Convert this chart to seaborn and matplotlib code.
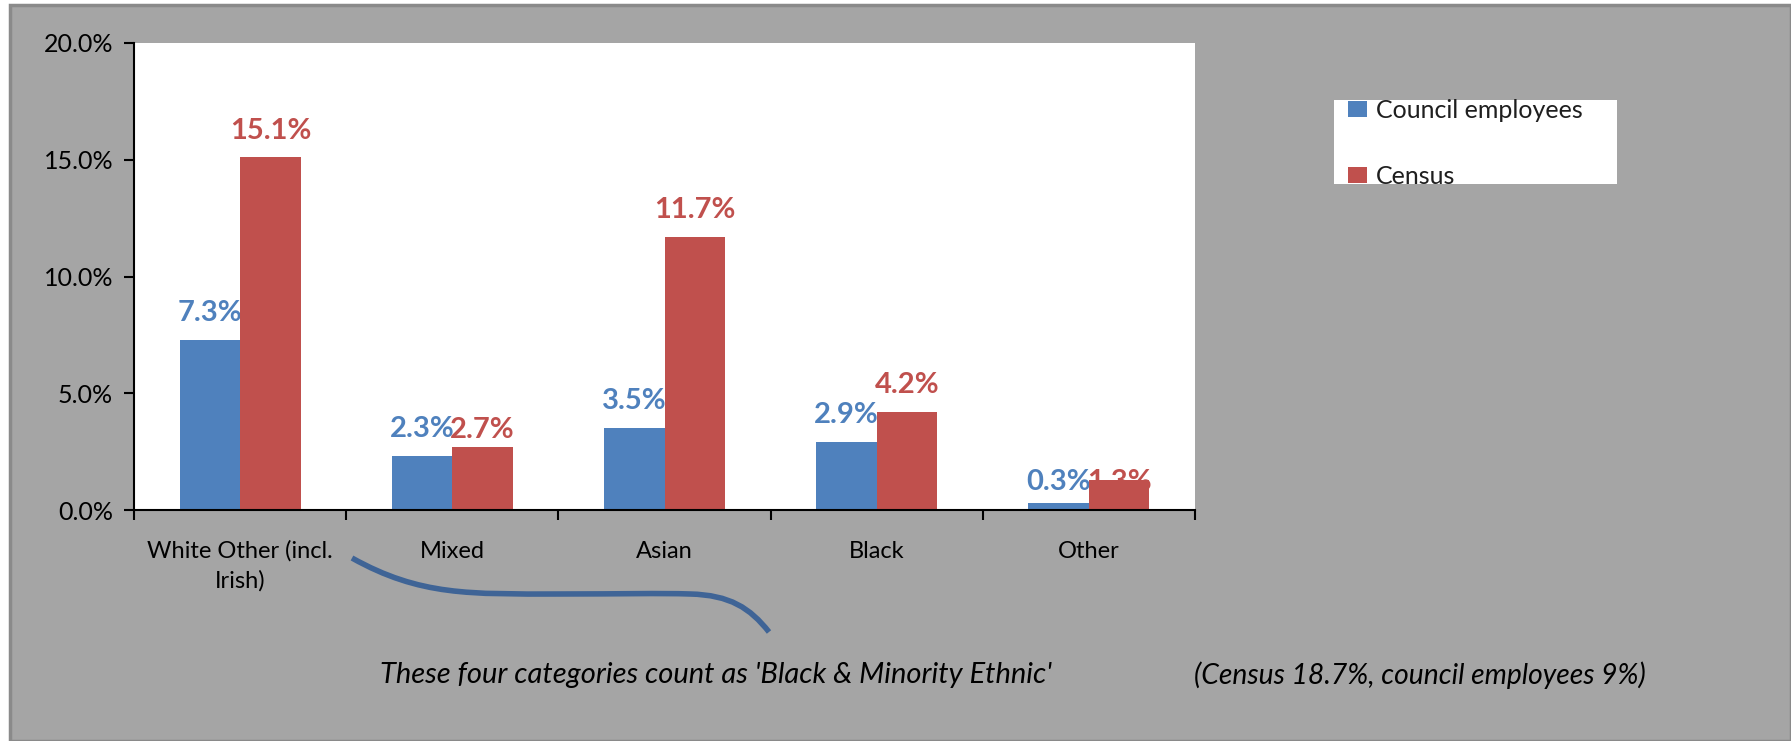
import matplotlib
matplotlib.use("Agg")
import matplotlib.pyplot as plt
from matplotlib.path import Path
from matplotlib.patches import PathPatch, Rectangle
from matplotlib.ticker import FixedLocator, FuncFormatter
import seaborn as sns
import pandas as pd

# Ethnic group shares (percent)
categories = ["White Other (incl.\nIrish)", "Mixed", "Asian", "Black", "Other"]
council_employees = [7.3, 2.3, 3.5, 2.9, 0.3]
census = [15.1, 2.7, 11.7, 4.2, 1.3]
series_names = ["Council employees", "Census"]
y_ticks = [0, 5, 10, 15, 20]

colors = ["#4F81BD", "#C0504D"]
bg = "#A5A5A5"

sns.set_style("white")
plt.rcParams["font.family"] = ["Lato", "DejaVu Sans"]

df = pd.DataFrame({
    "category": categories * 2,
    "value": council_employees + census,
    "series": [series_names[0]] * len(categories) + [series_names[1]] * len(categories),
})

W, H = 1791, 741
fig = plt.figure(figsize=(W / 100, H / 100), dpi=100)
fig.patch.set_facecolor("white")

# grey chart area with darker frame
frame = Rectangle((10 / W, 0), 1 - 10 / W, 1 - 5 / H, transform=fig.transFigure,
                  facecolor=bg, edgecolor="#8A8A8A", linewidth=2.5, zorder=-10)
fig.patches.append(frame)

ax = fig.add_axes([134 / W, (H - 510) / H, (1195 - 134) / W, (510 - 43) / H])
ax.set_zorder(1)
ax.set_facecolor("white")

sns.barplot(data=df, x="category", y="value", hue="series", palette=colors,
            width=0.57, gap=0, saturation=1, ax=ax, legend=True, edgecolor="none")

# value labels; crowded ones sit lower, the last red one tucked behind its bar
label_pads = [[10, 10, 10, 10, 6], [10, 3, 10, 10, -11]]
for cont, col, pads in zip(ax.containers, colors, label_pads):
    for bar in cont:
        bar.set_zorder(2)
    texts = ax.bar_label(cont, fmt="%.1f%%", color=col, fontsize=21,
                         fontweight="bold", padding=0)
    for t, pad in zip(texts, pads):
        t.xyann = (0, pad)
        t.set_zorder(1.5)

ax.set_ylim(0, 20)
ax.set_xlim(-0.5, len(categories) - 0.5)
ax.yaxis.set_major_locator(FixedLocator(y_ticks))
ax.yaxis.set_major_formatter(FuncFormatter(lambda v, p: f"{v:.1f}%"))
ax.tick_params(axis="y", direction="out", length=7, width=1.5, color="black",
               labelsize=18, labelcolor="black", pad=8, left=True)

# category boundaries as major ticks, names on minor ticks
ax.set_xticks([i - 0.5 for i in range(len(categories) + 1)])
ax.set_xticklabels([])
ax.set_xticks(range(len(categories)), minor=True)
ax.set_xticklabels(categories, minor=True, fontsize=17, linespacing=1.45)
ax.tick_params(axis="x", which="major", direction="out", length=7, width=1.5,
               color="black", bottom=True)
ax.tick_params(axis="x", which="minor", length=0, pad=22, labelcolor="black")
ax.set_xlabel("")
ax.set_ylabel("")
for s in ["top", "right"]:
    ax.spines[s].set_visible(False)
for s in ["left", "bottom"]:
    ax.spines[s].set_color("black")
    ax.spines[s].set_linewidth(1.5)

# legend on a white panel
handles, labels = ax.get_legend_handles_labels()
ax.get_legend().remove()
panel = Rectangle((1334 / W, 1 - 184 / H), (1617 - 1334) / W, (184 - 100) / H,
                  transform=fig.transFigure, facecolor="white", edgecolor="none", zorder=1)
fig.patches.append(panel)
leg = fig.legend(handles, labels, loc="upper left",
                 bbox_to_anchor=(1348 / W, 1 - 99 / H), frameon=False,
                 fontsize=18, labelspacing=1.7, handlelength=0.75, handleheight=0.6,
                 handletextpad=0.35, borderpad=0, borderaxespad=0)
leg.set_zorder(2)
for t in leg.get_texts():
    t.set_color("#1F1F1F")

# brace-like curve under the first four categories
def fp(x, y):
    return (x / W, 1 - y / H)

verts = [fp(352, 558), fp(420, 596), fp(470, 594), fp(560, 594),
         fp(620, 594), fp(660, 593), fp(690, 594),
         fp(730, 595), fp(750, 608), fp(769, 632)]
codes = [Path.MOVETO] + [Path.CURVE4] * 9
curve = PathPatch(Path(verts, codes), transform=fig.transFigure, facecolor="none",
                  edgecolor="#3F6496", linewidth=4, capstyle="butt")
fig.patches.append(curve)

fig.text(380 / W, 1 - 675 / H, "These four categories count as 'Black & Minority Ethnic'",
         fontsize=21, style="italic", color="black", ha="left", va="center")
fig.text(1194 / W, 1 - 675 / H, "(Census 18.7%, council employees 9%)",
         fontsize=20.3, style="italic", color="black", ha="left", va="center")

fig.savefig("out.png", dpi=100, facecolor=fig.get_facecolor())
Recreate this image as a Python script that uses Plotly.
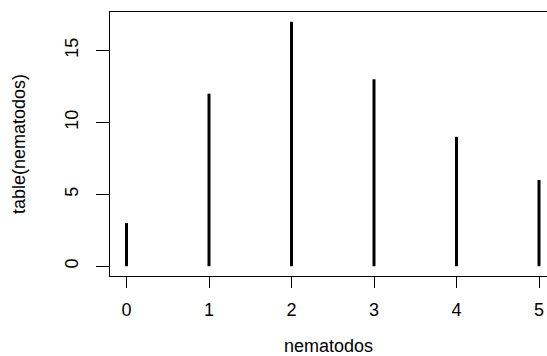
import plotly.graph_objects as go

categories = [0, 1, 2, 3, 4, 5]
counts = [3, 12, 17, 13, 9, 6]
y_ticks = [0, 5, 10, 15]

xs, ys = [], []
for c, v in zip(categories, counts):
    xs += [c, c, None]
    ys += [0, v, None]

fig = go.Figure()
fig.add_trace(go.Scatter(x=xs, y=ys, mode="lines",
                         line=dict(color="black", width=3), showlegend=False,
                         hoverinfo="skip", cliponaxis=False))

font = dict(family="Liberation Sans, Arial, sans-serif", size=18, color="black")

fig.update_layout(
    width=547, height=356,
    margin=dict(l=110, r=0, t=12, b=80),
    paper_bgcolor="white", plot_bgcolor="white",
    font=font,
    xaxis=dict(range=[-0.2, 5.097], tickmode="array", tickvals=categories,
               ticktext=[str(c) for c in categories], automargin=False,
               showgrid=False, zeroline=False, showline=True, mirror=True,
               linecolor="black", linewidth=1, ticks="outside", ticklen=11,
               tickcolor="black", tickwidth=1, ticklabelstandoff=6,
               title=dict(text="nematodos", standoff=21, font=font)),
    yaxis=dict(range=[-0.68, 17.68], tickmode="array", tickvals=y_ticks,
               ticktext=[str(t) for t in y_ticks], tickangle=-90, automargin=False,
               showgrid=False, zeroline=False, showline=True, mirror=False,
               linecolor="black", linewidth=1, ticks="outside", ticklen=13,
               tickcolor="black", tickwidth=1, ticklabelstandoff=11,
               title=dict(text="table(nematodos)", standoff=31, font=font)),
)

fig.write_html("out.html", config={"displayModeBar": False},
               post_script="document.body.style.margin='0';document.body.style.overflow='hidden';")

§

-- Written instruction --
Would you set down the listing exactly, omitting pictures?

-- Task solution --
Convert this chart to seaborn and matplotlib code.
import matplotlib
matplotlib.use("Agg")
import matplotlib.pyplot as plt
from matplotlib.path import Path
from matplotlib.patches import PathPatch, Rectangle
from matplotlib.ticker import FixedLocator, FuncFormatter
import seaborn as sns
import pandas as pd

# Ethnic group shares (percent)
categories = ["White Other (incl.\nIrish)", "Mixed", "Asian", "Black", "Other"]
council_employees = [7.3, 2.3, 3.5, 2.9, 0.3]
census = [15.1, 2.7, 11.7, 4.2, 1.3]
series_names = ["Council employees", "Census"]
y_ticks = [0, 5, 10, 15, 20]

colors = ["#4F81BD", "#C0504D"]
bg = "#A5A5A5"

sns.set_style("white")
plt.rcParams["font.family"] = ["Lato", "DejaVu Sans"]

df = pd.DataFrame({
    "category": categories * 2,
    "value": council_employees + census,
    "series": [series_names[0]] * len(categories) + [series_names[1]] * len(categories),
})

W, H = 1791, 741
fig = plt.figure(figsize=(W / 100, H / 100), dpi=100)
fig.patch.set_facecolor("white")

# grey chart area with darker frame
frame = Rectangle((10 / W, 0), 1 - 10 / W, 1 - 5 / H, transform=fig.transFigure,
                  facecolor=bg, edgecolor="#8A8A8A", linewidth=2.5, zorder=-10)
fig.patches.append(frame)

ax = fig.add_axes([134 / W, (H - 510) / H, (1195 - 134) / W, (510 - 43) / H])
ax.set_zorder(1)
ax.set_facecolor("white")

sns.barplot(data=df, x="category", y="value", hue="series", palette=colors,
            width=0.57, gap=0, saturation=1, ax=ax, legend=True, edgecolor="none")

# value labels; crowded ones sit lower, the last red one tucked behind its bar
label_pads = [[10, 10, 10, 10, 6], [10, 3, 10, 10, -11]]
for cont, col, pads in zip(ax.containers, colors, label_pads):
    for bar in cont:
        bar.set_zorder(2)
    texts = ax.bar_label(cont, fmt="%.1f%%", color=col, fontsize=21,
                         fontweight="bold", padding=0)
    for t, pad in zip(texts, pads):
        t.xyann = (0, pad)
        t.set_zorder(1.5)

ax.set_ylim(0, 20)
ax.set_xlim(-0.5, len(categories) - 0.5)
ax.yaxis.set_major_locator(FixedLocator(y_ticks))
ax.yaxis.set_major_formatter(FuncFormatter(lambda v, p: f"{v:.1f}%"))
ax.tick_params(axis="y", direction="out", length=7, width=1.5, color="black",
               labelsize=18, labelcolor="black", pad=8, left=True)

# category boundaries as major ticks, names on minor ticks
ax.set_xticks([i - 0.5 for i in range(len(categories) + 1)])
ax.set_xticklabels([])
ax.set_xticks(range(len(categories)), minor=True)
ax.set_xticklabels(categories, minor=True, fontsize=17, linespacing=1.45)
ax.tick_params(axis="x", which="major", direction="out", length=7, width=1.5,
               color="black", bottom=True)
ax.tick_params(axis="x", which="minor", length=0, pad=22, labelcolor="black")
ax.set_xlabel("")
ax.set_ylabel("")
for s in ["top", "right"]:
    ax.spines[s].set_visible(False)
for s in ["left", "bottom"]:
    ax.spines[s].set_color("black")
    ax.spines[s].set_linewidth(1.5)

# legend on a white panel
handles, labels = ax.get_legend_handles_labels()
ax.get_legend().remove()
panel = Rectangle((1334 / W, 1 - 184 / H), (1617 - 1334) / W, (184 - 100) / H,
                  transform=fig.transFigure, facecolor="white", edgecolor="none", zorder=1)
fig.patches.append(panel)
leg = fig.legend(handles, labels, loc="upper left",
                 bbox_to_anchor=(1348 / W, 1 - 99 / H), frameon=False,
                 fontsize=18, labelspacing=1.7, handlelength=0.75, handleheight=0.6,
                 handletextpad=0.35, borderpad=0, borderaxespad=0)
leg.set_zorder(2)
for t in leg.get_texts():
    t.set_color("#1F1F1F")

# brace-like curve under the first four categories
def fp(x, y):
    return (x / W, 1 - y / H)

verts = [fp(352, 558), fp(420, 596), fp(470, 594), fp(560, 594),
         fp(620, 594), fp(660, 593), fp(690, 594),
         fp(730, 595), fp(750, 608), fp(769, 632)]
codes = [Path.MOVETO] + [Path.CURVE4] * 9
curve = PathPatch(Path(verts, codes), transform=fig.transFigure, facecolor="none",
                  edgecolor="#3F6496", linewidth=4, capstyle="butt")
fig.patches.append(curve)

fig.text(380 / W, 1 - 675 / H, "These four categories count as 'Black & Minority Ethnic'",
         fontsize=21, style="italic", color="black", ha="left", va="center")
fig.text(1194 / W, 1 - 675 / H, "(Census 18.7%, council employees 9%)",
         fontsize=20.3, style="italic", color="black", ha="left", va="center")

fig.savefig("out.png", dpi=100, facecolor=fig.get_facecolor())
Recreate this image as a Python script that uses Plotly.
import plotly.graph_objects as go

categories = [0, 1, 2, 3, 4, 5]
counts = [3, 12, 17, 13, 9, 6]
y_ticks = [0, 5, 10, 15]

xs, ys = [], []
for c, v in zip(categories, counts):
    xs += [c, c, None]
    ys += [0, v, None]

fig = go.Figure()
fig.add_trace(go.Scatter(x=xs, y=ys, mode="lines",
                         line=dict(color="black", width=3), showlegend=False,
                         hoverinfo="skip", cliponaxis=False))

font = dict(family="Liberation Sans, Arial, sans-serif", size=18, color="black")

fig.update_layout(
    width=547, height=356,
    margin=dict(l=110, r=0, t=12, b=80),
    paper_bgcolor="white", plot_bgcolor="white",
    font=font,
    xaxis=dict(range=[-0.2, 5.097], tickmode="array", tickvals=categories,
               ticktext=[str(c) for c in categories], automargin=False,
               showgrid=False, zeroline=False, showline=True, mirror=True,
               linecolor="black", linewidth=1, ticks="outside", ticklen=11,
               tickcolor="black", tickwidth=1, ticklabelstandoff=6,
               title=dict(text="nematodos", standoff=21, font=font)),
    yaxis=dict(range=[-0.68, 17.68], tickmode="array", tickvals=y_ticks,
               ticktext=[str(t) for t in y_ticks], tickangle=-90, automargin=False,
               showgrid=False, zeroline=False, showline=True, mirror=False,
               linecolor="black", linewidth=1, ticks="outside", ticklen=13,
               tickcolor="black", tickwidth=1, ticklabelstandoff=11,
               title=dict(text="table(nematodos)", standoff=31, font=font)),
)

fig.write_html("out.html", config={"displayModeBar": False},
               post_script="document.body.style.margin='0';document.body.style.overflow='hidden';")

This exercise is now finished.